The other two involve continuous evaluation and a bonus-malus system.
Bonus:
After each theme a set of multiple choice questions will be posted as a worksheet. It is the type of questions (occassionally, the exact same questions) that are included in the exam. After a week that they have been posted, during the following lectures (main lectures, LI sessions or TA sessions) the professor might ask the class about the previous questions, what is the right answer and how the student arrived to the answer. People who volunteer and answer successfully they will be awarded with 0.25 points, for the easier questions, and 0.4 for the harder ones. Each student can accumulate a maximum of 2 bonus points like that, which will be added to their exam mark.
Malus:
At the beginning of the semester the students will be organized in groups of 3-5 people (no group will be accepted with less than 3 or more than 5 members). Many classes (both main lectures and LI sessions) are hands-on and involve coding. The jupyter-notebooks that develop the material to be covered in the class will be distributed to the class a week in advance. The students are expected to have gone through the notebooks before the class. Each notebook will contain a small number of easy exercises. The students,working as a group, should have prepared the answer to these questions before the class. During the class, using random numbers, the professor will ask a group to share their solution. If the group has not done anything, they get -0.25 points. If they have made some progress but not arrived to the solution, they get -0.1 points. If they have a reasonable answer, they get 0. The maximum of malus points received in this way is -2, which will be subtracted from the bonus points. Any student that has not joined a group will automatically get -2 malus points.

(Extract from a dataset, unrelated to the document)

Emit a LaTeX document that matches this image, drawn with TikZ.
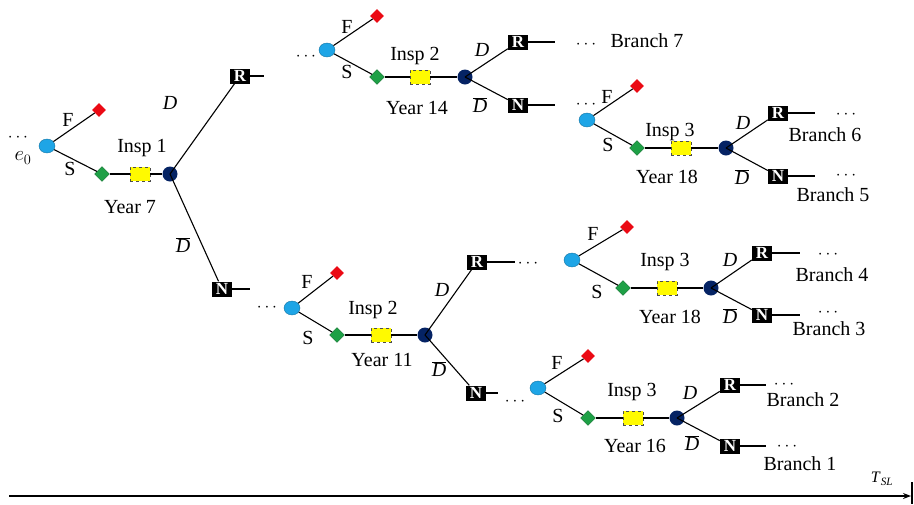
\documentclass[tikz,border=0pt]{standalone}
\usepackage{fontspec}
\setmainfont{Liberation Serif}
\usetikzlibrary{shapes.geometric,arrows.meta}
\definecolor{lblue}{RGB}{30,165,230}
\definecolor{dnavy}{RGB}{5,35,100}
\definecolor{fred}{RGB}{235,10,20}
\definecolor{sgreen}{RGB}{30,160,70}
\definecolor{iyel}{RGB}{255,250,0}
\tikzset{
  every node/.style={font=\fontsize{20}{22}\selectfont},
  dec/.style={ellipse,fill=lblue,draw=lblue!70!black,line width=0.4pt,minimum width=16pt,minimum height=14pt,inner sep=0pt},
  failn/.style={diamond,fill=fred,minimum size=14pt,inner sep=0pt},
  succn/.style={diamond,fill=sgreen,draw=sgreen!70!black,line width=0.3pt,minimum size=15pt,inner sep=0pt},
  inspn/.style={rectangle,fill=iyel,draw=black!70,dashed,line width=0.6pt,minimum width=20pt,minimum height=14pt,inner sep=0pt},
  chn/.style={circle,fill=dnavy,minimum size=15pt,inner sep=0pt},
  rbox/.style={rectangle,fill=black,text=white,minimum width=20pt,minimum height=15pt,inner sep=0pt,font=\fontsize{17}{17}\selectfont\bfseries},
  lbl/.style={inner sep=0pt},
  dotsn/.style={inner sep=0pt,font=\fontsize{18}{18}\selectfont},
  ln/.style={line width=1.1pt,black},
}
\begin{document}
\begin{tikzpicture}[x=1pt,y=-1pt]
\useasboundingbox (0,0) rectangle (914,504);
% ---- subtree A (Year 7)
\node[dec] (a0) at (47,146) {};
\node[failn] (aF) at (99,110) {};
\node[succn] (aS) at (102,174) {};
\node[inspn] (aI) at (140,174) {};
\node[chn] (aC) at (170,174) {};
\node[rbox] (aR) at (240,76) {R};
\node[rbox] (aN) at (222,289) {N};
\coordinate (aRe) at (264,76);
\coordinate (aNe) at (250,289);
\draw[ln] (a0) -- (aF); \draw[ln] (a0) -- (aS);
\draw[ln] (aS) -- (aI) -- (aC);
\draw[ln] (aC.center) -- (aR); \draw[ln] (aC.center) -- (aN);
\draw[ln] (aR) -- (aRe); \draw[ln] (aN) -- (aNe);
\node[dotsn] (adots) at (18,138) {$\cdots$};
\node[lbl] (ae0) at (23,158) {$e_0$};
\node[lbl] (aFl) at (68,120) {F};
\node[lbl] (aSl) at (70,169) {S};
\node[lbl] (aIl) at (142,148) {Insp 1};
\node[lbl] (aY) at (130,207) {Year 7};
\node[lbl] (aD) at (170,103) {\textit{D}};
\node[lbl] (aDb) at (183,245) {$\overline{\textit{D}}$};
% ---- subtree B (Year 14)
\node[dec] (b0) at (327,50) {};
\node[failn] (bF) at (377,16) {};
\node[succn] (bS) at (377,77) {};
\node[inspn] (bI) at (420,77) {};
\node[chn] (bC) at (465,77) {};
\node[rbox] (bR) at (518,42) {R};
\node[rbox] (bN) at (518,105) {N};
\coordinate (bRe) at (555,42);
\coordinate (bNe) at (555,105);
\draw[ln] (b0) -- (bF); \draw[ln] (b0) -- (bS);
\draw[ln] (bS) -- (bI) -- (bC);
\draw[ln] (bC.center) -- (bR); \draw[ln] (bC.center) -- (bN);
\draw[ln] (bR) -- (bRe); \draw[ln] (bN) -- (bNe);
\node[dotsn] (bdots) at (306,57) {$\cdots$};
\node[lbl] (bFl) at (347,27) {F};
\node[lbl] (bSl) at (347,72) {S};
\node[lbl] (bIl) at (415,56) {Insp 2};
\node[lbl] (bY) at (417,108) {Year 14};
\node[lbl] (bD) at (482,50) {\textit{D}};
\node[lbl] (bDb) at (480,105) {$\overline{\textit{D}}$};
\node[dotsn] (bdots2) at (586,45) {$\cdots$};
\node[lbl] (bB) at (647,41) {Branch 7};
% ---- subtree C (Year 18, top)
\node[dec] (c0) at (587,120) {};
\node[failn] (cF) at (637,86) {};
\node[succn] (cS) at (637,148) {};
\node[inspn] (cI) at (681,148) {};
\node[chn] (cC) at (726,148) {};
\node[rbox] (cR) at (778,113) {R};
\node[rbox] (cN) at (778,176) {N};
\coordinate (cRe) at (815,113);
\coordinate (cNe) at (815,176);
\draw[ln] (c0) -- (cF); \draw[ln] (c0) -- (cS);
\draw[ln] (cS) -- (cI) -- (cC);
\draw[ln] (cC.center) -- (cR); \draw[ln] (cC.center) -- (cN);
\draw[ln] (cR) -- (cRe); \draw[ln] (cN) -- (cNe);
\node[dotsn] (cdots) at (586,105) {$\cdots$};
\node[lbl] (cFl) at (607,97) {F};
\node[lbl] (cSl) at (608,145) {S};
\node[lbl] (cIl) at (670,132) {Insp 3};
\node[lbl] (cY) at (667,177) {Year 18};
\node[lbl] (cD) at (743,123) {\textit{D}};
\node[lbl] (cDb) at (742,177) {$\overline{\textit{D}}$};
\node[dotsn] (cdots2) at (846,115) {$\cdots$};
\node[lbl] (cB6) at (825,135) {Branch 6};
\node[dotsn] (cdots3) at (846,176) {$\cdots$};
\node[lbl] (cB5) at (833,195) {Branch 5};
% ---- subtree D (Year 11)
\node[dec] (d0) at (292,308) {};
\node[failn] (dF) at (337,273) {};
\node[succn] (dS) at (337,335) {};
\node[inspn] (dI) at (381,335) {};
\node[chn] (dC) at (425,335) {};
\node[rbox] (dR) at (477,262) {R};
\node[rbox] (dN) at (476,393) {N};
\coordinate (dRe) at (515,262);
\coordinate (dNe) at (498,393);
\draw[ln] (d0) -- (dF); \draw[ln] (d0) -- (dS);
\draw[ln] (dS) -- (dI) -- (dC);
\draw[ln] (dC.center) -- (dR); \draw[ln] (dC.center) -- (dN);
\draw[ln] (dR) -- (dRe); \draw[ln] (dN) -- (dNe);
\node[dotsn] (ddots) at (267,308) {$\cdots$};
\node[lbl] (dFl) at (307,282) {F};
\node[lbl] (dSl) at (308,338) {S};
\node[lbl] (dIl) at (373,310) {Insp 2};
\node[lbl] (dY) at (382,360) {Year 11};
\node[lbl] (dD) at (442,290) {\textit{D}};
\node[lbl] (dDb) at (439,369) {$\overline{\textit{D}}$};
\node[dotsn] (ddots2) at (528,264) {$\cdots$};
\node[dotsn] (ddots3) at (515,402) {$\cdots$};
% ---- subtree E (Year 18, middle)
\node[dec] (e0) at (572,260) {};
\node[failn] (eF) at (627,227) {};
\node[succn] (eS) at (623,288) {};
\node[inspn] (eI) at (667,288) {};
\node[chn] (eC) at (711,288) {};
\node[rbox] (eR) at (762,253) {R};
\node[rbox] (eN) at (762,315) {N};
\coordinate (eRe) at (800,253);
\coordinate (eNe) at (800,315);
\draw[ln] (e0) -- (eF); \draw[ln] (e0) -- (eS);
\draw[ln] (eS) -- (eI) -- (eC);
\draw[ln] (eC.center) -- (eR); \draw[ln] (eC.center) -- (eN);
\draw[ln] (eR) -- (eRe); \draw[ln] (eN) -- (eNe);
\node[lbl] (eFl) at (593,234) {F};
\node[lbl] (eSl) at (597,292) {S};
\node[lbl] (eIl) at (665,262) {Insp 3};
\node[lbl] (eY) at (670,317) {Year 18};
\node[lbl] (eD) at (730,260) {\textit{D}};
\node[lbl] (eDb) at (730,316) {$\overline{\textit{D}}$};
\node[dotsn] (edots) at (828,255) {$\cdots$};
\node[lbl] (eB4) at (832,275) {Branch 4};
\node[dotsn] (edots2) at (828,313) {$\cdots$};
\node[lbl] (eB3) at (829,329) {Branch 3};
% ---- subtree F (Year 16)
\node[dec] (f0) at (538,388) {};
\node[failn] (fF) at (588,356) {};
\node[succn] (fS) at (588,418) {};
\node[inspn] (fI) at (633,418) {};
\node[chn] (fC) at (677,418) {};
\node[rbox] (fR) at (730,385) {R};
\node[rbox] (fN) at (730,446) {N};
\coordinate (fRe) at (766,385);
\coordinate (fNe) at (766,446);
\draw[ln] (f0) -- (fF); \draw[ln] (f0) -- (fS);
\draw[ln] (fS) -- (fI) -- (fC);
\draw[ln] (fC.center) -- (fR); \draw[ln] (fC.center) -- (fN);
\draw[ln] (fR) -- (fRe); \draw[ln] (fN) -- (fNe);
\node[lbl] (fFl) at (557,363) {F};
\node[lbl] (fSl) at (558,416) {S};
\node[lbl] (fIl) at (632,392) {Insp 3};
\node[lbl] (fY) at (635,446) {Year 16};
\node[lbl] (fD) at (690,393) {\textit{D}};
\node[lbl] (fDb) at (692,443) {$\overline{\textit{D}}$};
\node[dotsn] (fdots) at (784,385) {$\cdots$};
\node[lbl] (fB2) at (803,400) {Branch 2};
\node[dotsn] (fdots2) at (787,447) {$\cdots$};
\node[lbl] (fB1) at (800,464) {Branch 1};
% ---- time axis
\coordinate (ax0) at (9,496);
\coordinate (ax1) at (911,496);
\coordinate (tk0) at (912,482);
\coordinate (tk1) at (912,504);
\draw[line width=1.3pt,-{Stealth[length=8pt,width=6pt]}] (ax0) -- (ax1);
\draw[line width=1.1pt] (tk0) -- (tk1);
\node[lbl,font=\fontsize{16}{16}\selectfont] (tsl) at (882,479) {\textit{T}\textsubscript{\textit{SL}}};
\end{tikzpicture}
\end{document}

Example 1: a student with exam mark 28, that received 1.5 bonus points and their group has -0.5 malus points, will get 28+1.5-0.5 = 29
Example 2: a student with exam mark 16, that received 0 bonus points and did not join any group, will get 16
Teaching materials
ATTENDING AND NOT ATTENDING STUDENTS
The course is built around the following textbook:
https://press.princeton.edu/books/hardcover/9780691222271/quantitative-social-science
but also draws from a few other places and from the research of Professor Papaspiliopoulos.
In the later parts in the course (but also in the ML course) we will use some examples from:
https://www.statlearning.com/
which can also be used in conjunction with the lecture notes for further reading.
Computing will be carried out using jupyter notebooks (the same framework used also in the concurrent Machine Learning book).